Saturday, January 15, 2011

WE NEED MORE TED WILLIAMS MOMENTS

We all love a rags to riches story. We love watching ANNIE, we love seeing the underdog rise to success. As a country, we have all felt the warm and fuzzy from the Ted Williams story. I was driving to work at the homeless shelter when I first heard the news. My mind went several places. First...I too found myself caught up in the moment and the "oh our world is not such a bad place afterall" mentality. I began to get excited about how his story will bring the cause of homelessness to the forefront and how can we "capitalize" on this moment for ACCESS. I couldn't get to my office fast enough! I ran to my computer and began writing emails. I wanted to literally "strike while the iron is hot." Here is what I really wanted...I wanted a "Ted Williams moment" for the 48 homeless individuals that live at ACCESS. I wanted them to have their moment on Oprah and Dr. Phil. I wanted them to be discovered and to have their lives changed. I wanted them to be offered a place to live, a job...a second chance. In the last week, I have received more offers to volunteer then I can process. We are having a workday on Monday that is so full, I had to turn people away! I have never done that before! This is exciting...but...there is a but. How long will this last? I hope I am surprised...but I am prepared for the let down. You see...what the women and children of ACCESS need is...YOU...ME...US!

They need for us to come to the realization that our lives are not our own. They need for us to realize that they are hurting and need someone to walk alongside them. They need someone who is willing say "Let me help you...let me walk this journey with you...let me give you what I am able...let me help you bridge the gap...let me be your friend. Notice I did not mention anything spiritual. I truly believe and have seen it play out that what they really need first is to see that you care. I am a huge advocate for relational evangelism.

I am so grateful for the reporter that took time to get to know Ted. I am so grateful that he did not let any judgments or prejudices overshadow his kindness. He simply noticed a person in need and stopped.

So simple...yet so unnatural for us today. I love my job. I love the people that I meet. I love that in the midst of a busy saturday I have the honor of taking a dear homeless woman to lunch for her birthday. I love the fact that she is excited and doesn't care where we go. I love Jesus!

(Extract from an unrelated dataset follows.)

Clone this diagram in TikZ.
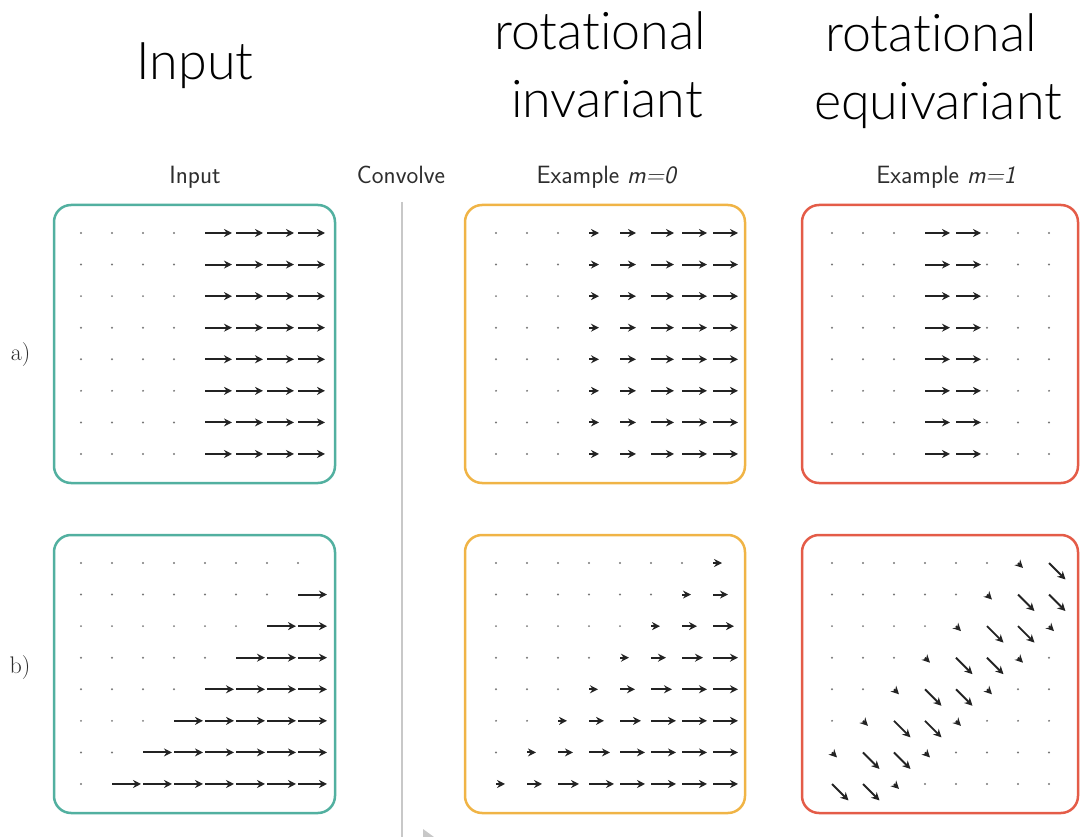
\documentclass[tikz,border=0pt]{standalone}
\usepackage{fontspec}
\newfontfamily\bigfont[Ligatures={NoCommon}]{Lato Light}
\usetikzlibrary{arrows.meta}
\definecolor{boxteal}{RGB}{82,176,160}
\definecolor{boxorange}{RGB}{240,180,70}
\definecolor{boxred}{RGB}{228,92,72}
\definecolor{vecc}{RGB}{35,35,35}
\definecolor{dotc}{RGB}{120,120,120}
\definecolor{sepc}{RGB}{200,200,200}
\definecolor{txtc}{RGB}{45,45,45}
\tikzset{
  vec/.style={draw=vecc, line width=1.9pt, -{Stealth[length=8pt,width=8pt]}},
  gdot/.style={fill=dotc},
  panel/.style={rounded corners=17pt, line width=2.5pt},
  bigtitle/.style={anchor=base, font=\bigfont\fontsize{52}{60}\selectfont},
  hdr/.style={anchor=base, text=txtc, font=\sffamily\fontsize{25}{30}\selectfont},
  rowlab/.style={anchor=east, text=txtc, font=\rmfamily\fontsize{24}{28}\selectfont}
}
\begin{document}
\begin{tikzpicture}[x=1pt,y=-1pt]
\useasboundingbox (0,0) rectangle (1080,837);
% big titles
\node[bigtitle] (tInput) at (195,80) {Input};
\node[bigtitle] (tRot1) at (600,50) {rotat\kern0pt ional};
\node[bigtitle] (tInv) at (607,118) {invariant};
\node[bigtitle] (tRot2) at (931,52) {rotat\kern0pt ional};
\node[bigtitle] (tEqu) at (938,120) {equivariant};
% headers
\node[hdr] (hInput) at (195,184) {Input};
\node[hdr] (hConv) at (401,184) {Convolve};
\node[hdr] (hM0) at (607,184) {Example \textit{m=0}};
\node[hdr] (hM1) at (946,184) {Example \textit{m=1}};
% row labels
\node[rowlab] (la) at (34,355) {a)};
\node[rowlab] (lb) at (34,668) {b)};
% separator
\draw[sepc, line width=2pt] (402,202) -- (402,837);
\fill[sepc] (423,829) -- (434,837) -- (423,837) -- cycle;
% panels
\draw[panel, boxteal] (54,205) rectangle (335,483);
\draw[panel, boxorange] (465,205) rectangle (745,483);
\draw[panel, boxred] (802,205) rectangle (1078,483);
\draw[panel, boxteal] (54,535) rectangle (335,813);
\draw[panel, boxorange] (465,535) rectangle (745,813);
\draw[panel, boxred] (802,535) rectangle (1078,813);
% ---- a) input
\foreach \r in {0,...,7}{
  \foreach \c in {0,...,7}{
    \pgfmathsetmacro\x{81+31*\c}
    \pgfmathsetmacro\y{233+31.57*\r}
    \ifnum\c<4 \fill[gdot] (\x,\y) circle (1.1pt);
    \else \draw[vec] (\x,\y) -- ++(27,0); \fi
  }
}
% ---- a) m=0
\foreach \r in {0,...,7}{
  \foreach \c in {0,...,7}{
    \pgfmathsetmacro\x{496+31*\c}
    \pgfmathsetmacro\y{233+31.57*\r}
    \pgfmathsetmacro\L{\c==3 ? 10 : (\c==4 ? 16 : (\c==5 ? 23 : 25))}
    \ifnum\c<3 \fill[gdot] (\x,\y) circle (1.1pt);
    \else \draw[vec] (\x,\y) -- ++(\L,0); \fi
  }
}
% ---- a) m=1
\foreach \r in {0,...,7}{
  \foreach \c in {0,...,7}{
    \pgfmathsetmacro\x{832+31*\c}
    \pgfmathsetmacro\y{233+31.57*\r}
    \pgfmathtruncatemacro\k{(\c==3 || \c==4) ? 1 : 0}
    \ifnum\k=1 \draw[vec] (\x,\y) -- ++(25,0);
    \else \fill[gdot] (\x,\y) circle (1.1pt); \fi
  }
}
% ---- b) input
\foreach \r in {0,...,7}{
  \foreach \c in {0,...,7}{
    \pgfmathsetmacro\x{81+31*\c}
    \pgfmathsetmacro\y{563+31.57*\r}
    \pgfmathtruncatemacro\d{\c+\r-8}
    \ifnum\d<0 \fill[gdot] (\x,\y) circle (1.1pt);
    \else \draw[vec] (\x,\y) -- ++(29,0); \fi
  }
}
% ---- b) m=0
\foreach \r in {0,...,7}{
  \foreach \c in {0,...,7}{
    \pgfmathsetmacro\x{496+31*\c}
    \pgfmathsetmacro\y{563+31.57*\r}
    \pgfmathtruncatemacro\d{\c+\r-7}
    \pgfmathsetmacro\L{\d==0 ? 9 : (\d==1 ? 15 : (\d==2 ? 21 : 25))}
    \ifnum\d<0 \fill[gdot] (\x,\y) circle (1.1pt);
    \else \draw[vec] (\x,\y) -- ++(\L,0); \fi
  }
}
% ---- b) m=1
\foreach \r in {0,...,7}{
  \foreach \c in {0,...,7}{
    \pgfmathsetmacro\x{832+31*\c}
    \pgfmathsetmacro\y{563+31.57*\r}
    \pgfmathtruncatemacro\e{\c+\r-6}
    \ifnum\e=0 \draw[vec] (\x,\y) -- ++(5,5);
    \else\ifnum\e=3 \draw[vec] (\x,\y) -- ++(5,5);
    \else\ifnum\e=1 \draw[vec] (\x,\y) -- ++(16.5,16.5);
    \else\ifnum\e=2 \draw[vec] (\x,\y) -- ++(16.5,16.5);
    \else \fill[gdot] (\x,\y) circle (1.1pt);
    \fi\fi\fi\fi
  }
}
\end{tikzpicture}
\end{document}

Wednesday, January 12, 2011

Safety or Risk...it's a choice!

As I sit here and watch President Obama honor the victims of the shooting,many thoughts go through my mind. I am sad for the fallen and the parents of the young girl who died. I am hopeful for the injured as they make strides in their recovery. I am amazed by the gentleman who tackled the gun man before he could reload. I ask myself...what would I have done? Would I have been bold or selfless enough to take down a gunman...or would I have ran and found a safe place? Would I have thought of myself...forsaking the needs of others? Would I have chosen safety or risk? Each day we make the same choices. Do we stay in our safe and comfortable life...or do we take risks? I vote for risk-taking! I vote for inconveniencing ourselves for others. I vote for living like there's no tomorrow...dancing like no one is watching...and loving like I'll never get hurt. I vote for reaching out like we will never be rejected...for serving like we will never tire and worshipping like it truly matters!

Saturday, January 08, 2011

WHERE TO BEGIN

I know that I have titled several blog posts with that title...but truly...where do I begin.

The last few months have been a series of losts and gains. The biggest lost, of course, was my father. After courageously battling a chronic illness, Jesus called him home on December 6th. An average monday turned into a good-bye. What was suppose to be a day of taking him to rehab, turned into a day of making funeral arrangements. To say that the Lord walked beside us is an UNDERSTATEMENT! He carried us through what could have been a dark and lonely time and turned it into a time of renewal and celebration.

There was something very sacred about sitting at his bedside and awaiting his journey into glory. It was sad...but sacred. Dad did not struggle or gasp...he took his last breath and then fell into the arms of Jesus.

His funeral was truly a celebration of his life. I had the honor of performing the eulogy and it was my pleasure. It was my pleasure to share stories but more importantly...to share the Gospel and the goodness of Christ. Christ was honored at my dad's funeral!

My dad was a very creative man and I am blessed to have his desire to write and speak. My dad was a dreamer...and so am I. Many times I have tried to re-invent myself and attempt things on my own...but 2011 is different.

I have a dream...and I now have a plan. I have a dream...and I now have accountability. I have a dream...and I know it is from HIM. I am so excited to be part of an amazing group of fellow dreamers. I am thrilled to be part of DREAM YEAR.Not sure what the year will bring...but I do know that I am officially taking the first step of faith. DREAM YEAR comes with a cost. It will cost me time in my office writing, it will probably cost me tears of rejection and frustration. It will cost me financially...but I am taking the next step.

When I received the acceptance to DREAM YEAR...by human mind immediately went to the costs. Worry began to replace excitement. Doubt replaced confidence. Yesterday...God showed me His direction in a very unique and creative way...that only He can do. God affirmed this calling...I am following.